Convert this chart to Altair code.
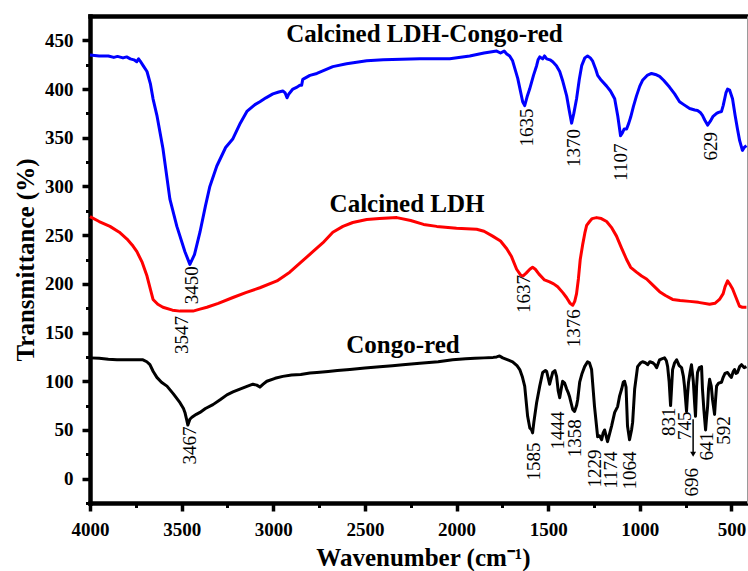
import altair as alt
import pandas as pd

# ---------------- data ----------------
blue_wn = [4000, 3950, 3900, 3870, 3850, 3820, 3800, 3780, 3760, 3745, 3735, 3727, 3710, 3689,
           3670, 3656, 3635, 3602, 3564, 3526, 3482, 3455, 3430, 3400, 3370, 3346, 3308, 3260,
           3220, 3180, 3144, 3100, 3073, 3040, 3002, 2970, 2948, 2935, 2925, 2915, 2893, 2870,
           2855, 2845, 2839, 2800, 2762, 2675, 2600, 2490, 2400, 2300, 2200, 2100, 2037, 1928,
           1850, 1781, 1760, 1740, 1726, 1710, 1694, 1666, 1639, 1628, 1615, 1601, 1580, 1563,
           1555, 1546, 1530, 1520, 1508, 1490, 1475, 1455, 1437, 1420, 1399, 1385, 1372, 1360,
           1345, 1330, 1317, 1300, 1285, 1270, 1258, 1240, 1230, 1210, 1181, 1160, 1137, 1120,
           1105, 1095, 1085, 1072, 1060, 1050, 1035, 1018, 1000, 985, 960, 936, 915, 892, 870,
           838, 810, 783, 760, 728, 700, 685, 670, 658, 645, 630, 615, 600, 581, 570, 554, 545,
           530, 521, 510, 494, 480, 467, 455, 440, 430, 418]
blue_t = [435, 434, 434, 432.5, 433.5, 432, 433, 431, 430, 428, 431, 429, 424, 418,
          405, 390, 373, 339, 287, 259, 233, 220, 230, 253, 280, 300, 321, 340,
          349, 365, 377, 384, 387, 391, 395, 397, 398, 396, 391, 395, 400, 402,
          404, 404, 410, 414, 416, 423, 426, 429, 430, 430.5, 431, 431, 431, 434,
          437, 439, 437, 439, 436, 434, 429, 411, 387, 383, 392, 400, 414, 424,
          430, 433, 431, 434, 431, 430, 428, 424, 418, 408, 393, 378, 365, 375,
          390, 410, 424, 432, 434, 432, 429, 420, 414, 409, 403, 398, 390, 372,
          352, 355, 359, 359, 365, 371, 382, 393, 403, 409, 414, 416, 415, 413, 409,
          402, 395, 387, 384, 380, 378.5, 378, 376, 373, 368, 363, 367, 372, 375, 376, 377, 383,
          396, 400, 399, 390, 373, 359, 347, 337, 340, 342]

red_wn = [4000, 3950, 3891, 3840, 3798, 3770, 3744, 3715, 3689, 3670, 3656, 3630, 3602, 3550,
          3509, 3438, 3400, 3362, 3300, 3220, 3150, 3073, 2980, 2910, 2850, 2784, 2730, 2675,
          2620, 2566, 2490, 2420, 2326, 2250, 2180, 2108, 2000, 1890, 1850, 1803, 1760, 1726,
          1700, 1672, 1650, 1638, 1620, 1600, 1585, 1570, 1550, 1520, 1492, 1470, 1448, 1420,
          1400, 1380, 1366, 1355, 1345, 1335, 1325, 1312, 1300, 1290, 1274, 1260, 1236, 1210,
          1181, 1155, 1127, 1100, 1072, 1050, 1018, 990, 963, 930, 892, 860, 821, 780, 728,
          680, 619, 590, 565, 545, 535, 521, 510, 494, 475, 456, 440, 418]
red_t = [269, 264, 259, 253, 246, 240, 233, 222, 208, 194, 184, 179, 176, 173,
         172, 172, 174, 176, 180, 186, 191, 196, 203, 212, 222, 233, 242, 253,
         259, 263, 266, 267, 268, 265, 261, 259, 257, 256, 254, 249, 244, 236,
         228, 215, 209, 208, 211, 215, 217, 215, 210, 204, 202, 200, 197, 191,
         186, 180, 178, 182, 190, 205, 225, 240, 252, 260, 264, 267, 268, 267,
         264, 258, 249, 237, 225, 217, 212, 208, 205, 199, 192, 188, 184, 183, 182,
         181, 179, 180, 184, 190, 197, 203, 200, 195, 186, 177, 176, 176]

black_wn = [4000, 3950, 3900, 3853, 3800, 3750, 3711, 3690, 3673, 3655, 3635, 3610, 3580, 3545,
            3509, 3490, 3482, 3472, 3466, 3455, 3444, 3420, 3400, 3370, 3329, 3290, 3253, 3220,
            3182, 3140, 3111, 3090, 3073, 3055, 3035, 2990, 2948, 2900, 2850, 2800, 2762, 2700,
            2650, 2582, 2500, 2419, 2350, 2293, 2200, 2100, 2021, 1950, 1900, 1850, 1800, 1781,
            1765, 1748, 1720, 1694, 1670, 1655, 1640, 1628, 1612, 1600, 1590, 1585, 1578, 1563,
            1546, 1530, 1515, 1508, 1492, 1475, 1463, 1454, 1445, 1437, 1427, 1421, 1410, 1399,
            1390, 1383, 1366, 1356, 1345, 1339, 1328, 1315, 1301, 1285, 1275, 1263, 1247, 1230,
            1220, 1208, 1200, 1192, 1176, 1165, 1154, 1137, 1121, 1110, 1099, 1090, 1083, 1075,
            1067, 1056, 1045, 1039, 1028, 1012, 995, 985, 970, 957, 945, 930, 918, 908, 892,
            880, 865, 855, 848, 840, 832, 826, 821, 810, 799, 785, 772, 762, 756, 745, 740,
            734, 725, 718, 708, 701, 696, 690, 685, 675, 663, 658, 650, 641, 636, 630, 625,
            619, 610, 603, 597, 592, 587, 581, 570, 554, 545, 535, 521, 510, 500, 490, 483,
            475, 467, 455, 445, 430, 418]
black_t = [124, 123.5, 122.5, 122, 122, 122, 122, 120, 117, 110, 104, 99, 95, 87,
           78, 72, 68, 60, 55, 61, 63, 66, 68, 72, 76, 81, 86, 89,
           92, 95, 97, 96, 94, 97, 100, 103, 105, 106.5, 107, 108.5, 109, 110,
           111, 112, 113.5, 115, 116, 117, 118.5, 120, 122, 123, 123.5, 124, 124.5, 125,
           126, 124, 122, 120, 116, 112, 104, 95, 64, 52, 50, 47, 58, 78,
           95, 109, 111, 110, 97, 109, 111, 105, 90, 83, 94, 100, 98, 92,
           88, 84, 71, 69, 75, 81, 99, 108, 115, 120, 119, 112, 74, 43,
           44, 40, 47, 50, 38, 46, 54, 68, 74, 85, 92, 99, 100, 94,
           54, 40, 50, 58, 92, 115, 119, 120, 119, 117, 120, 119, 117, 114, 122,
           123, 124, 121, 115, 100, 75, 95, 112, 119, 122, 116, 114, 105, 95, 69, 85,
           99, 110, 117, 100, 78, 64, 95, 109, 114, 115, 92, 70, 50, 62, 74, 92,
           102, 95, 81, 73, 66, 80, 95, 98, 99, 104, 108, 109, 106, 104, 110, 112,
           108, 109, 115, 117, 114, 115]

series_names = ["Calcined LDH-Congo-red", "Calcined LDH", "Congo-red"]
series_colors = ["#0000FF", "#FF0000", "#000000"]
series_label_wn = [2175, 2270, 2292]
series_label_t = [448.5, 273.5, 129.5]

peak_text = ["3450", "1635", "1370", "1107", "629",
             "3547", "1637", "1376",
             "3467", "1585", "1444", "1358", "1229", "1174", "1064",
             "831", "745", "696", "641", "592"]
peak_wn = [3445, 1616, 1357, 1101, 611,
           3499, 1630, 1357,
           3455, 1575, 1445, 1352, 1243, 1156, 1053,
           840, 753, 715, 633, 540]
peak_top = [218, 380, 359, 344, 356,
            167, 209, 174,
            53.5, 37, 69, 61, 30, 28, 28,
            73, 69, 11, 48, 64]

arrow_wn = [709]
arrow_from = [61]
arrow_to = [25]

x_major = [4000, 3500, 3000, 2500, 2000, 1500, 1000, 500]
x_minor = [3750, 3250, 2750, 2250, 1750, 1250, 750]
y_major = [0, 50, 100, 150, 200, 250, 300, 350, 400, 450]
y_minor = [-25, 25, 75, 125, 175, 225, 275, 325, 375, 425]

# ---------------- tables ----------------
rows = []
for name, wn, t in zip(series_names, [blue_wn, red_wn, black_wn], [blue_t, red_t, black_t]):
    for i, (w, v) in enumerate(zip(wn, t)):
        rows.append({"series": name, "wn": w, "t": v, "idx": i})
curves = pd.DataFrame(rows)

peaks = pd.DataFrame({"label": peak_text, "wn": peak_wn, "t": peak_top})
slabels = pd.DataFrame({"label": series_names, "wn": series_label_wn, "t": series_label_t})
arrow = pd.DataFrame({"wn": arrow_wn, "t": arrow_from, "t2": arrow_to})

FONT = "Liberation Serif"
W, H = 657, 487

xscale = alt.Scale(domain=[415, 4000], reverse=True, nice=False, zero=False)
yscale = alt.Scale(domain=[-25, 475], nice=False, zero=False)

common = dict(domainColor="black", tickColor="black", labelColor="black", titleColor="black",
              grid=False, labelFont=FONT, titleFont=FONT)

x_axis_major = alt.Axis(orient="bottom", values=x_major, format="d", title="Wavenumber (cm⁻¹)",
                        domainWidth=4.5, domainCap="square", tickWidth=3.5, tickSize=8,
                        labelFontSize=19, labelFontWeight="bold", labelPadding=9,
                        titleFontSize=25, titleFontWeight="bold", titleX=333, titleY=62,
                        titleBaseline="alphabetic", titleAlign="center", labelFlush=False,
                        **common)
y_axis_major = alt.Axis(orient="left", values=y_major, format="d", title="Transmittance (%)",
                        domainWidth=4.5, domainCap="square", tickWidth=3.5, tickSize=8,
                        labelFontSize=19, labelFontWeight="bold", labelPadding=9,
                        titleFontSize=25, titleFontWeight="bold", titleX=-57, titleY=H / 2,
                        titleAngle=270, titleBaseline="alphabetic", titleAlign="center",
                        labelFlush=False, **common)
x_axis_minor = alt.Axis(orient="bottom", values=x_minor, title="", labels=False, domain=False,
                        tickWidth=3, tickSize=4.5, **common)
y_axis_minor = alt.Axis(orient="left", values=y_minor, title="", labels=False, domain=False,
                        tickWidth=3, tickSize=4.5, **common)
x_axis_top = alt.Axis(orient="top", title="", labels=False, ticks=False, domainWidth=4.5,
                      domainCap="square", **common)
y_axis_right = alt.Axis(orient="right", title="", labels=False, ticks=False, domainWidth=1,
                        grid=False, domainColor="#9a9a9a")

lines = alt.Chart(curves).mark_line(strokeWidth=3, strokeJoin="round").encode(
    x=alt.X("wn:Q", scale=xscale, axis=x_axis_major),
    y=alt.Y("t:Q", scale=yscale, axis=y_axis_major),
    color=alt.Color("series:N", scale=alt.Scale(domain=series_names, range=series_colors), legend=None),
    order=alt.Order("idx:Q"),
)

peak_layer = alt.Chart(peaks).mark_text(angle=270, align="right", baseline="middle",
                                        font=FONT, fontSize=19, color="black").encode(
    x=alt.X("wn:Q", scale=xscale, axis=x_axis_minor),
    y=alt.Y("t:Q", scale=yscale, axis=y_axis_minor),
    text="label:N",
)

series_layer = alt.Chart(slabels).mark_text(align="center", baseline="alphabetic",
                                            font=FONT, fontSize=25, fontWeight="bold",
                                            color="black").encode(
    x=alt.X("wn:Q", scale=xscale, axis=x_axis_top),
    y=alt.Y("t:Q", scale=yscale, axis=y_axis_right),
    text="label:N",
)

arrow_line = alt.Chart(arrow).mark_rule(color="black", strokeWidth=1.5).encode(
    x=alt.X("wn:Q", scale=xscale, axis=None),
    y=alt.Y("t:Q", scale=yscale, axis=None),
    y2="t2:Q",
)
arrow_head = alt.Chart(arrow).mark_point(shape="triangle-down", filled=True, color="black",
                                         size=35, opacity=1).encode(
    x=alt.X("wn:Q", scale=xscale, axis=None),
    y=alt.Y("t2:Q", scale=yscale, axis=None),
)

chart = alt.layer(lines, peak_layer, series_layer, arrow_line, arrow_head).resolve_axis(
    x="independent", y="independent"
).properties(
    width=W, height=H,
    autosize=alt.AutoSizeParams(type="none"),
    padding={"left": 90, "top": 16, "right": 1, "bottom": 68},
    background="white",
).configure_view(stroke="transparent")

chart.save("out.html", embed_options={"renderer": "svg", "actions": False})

Exercise details: Would you reproduce the lines above, from the very first through the line containing "import pandas as pd", exactly and without the pictures?

Task solution:
Convert this chart to Altair code.
import altair as alt
import pandas as pd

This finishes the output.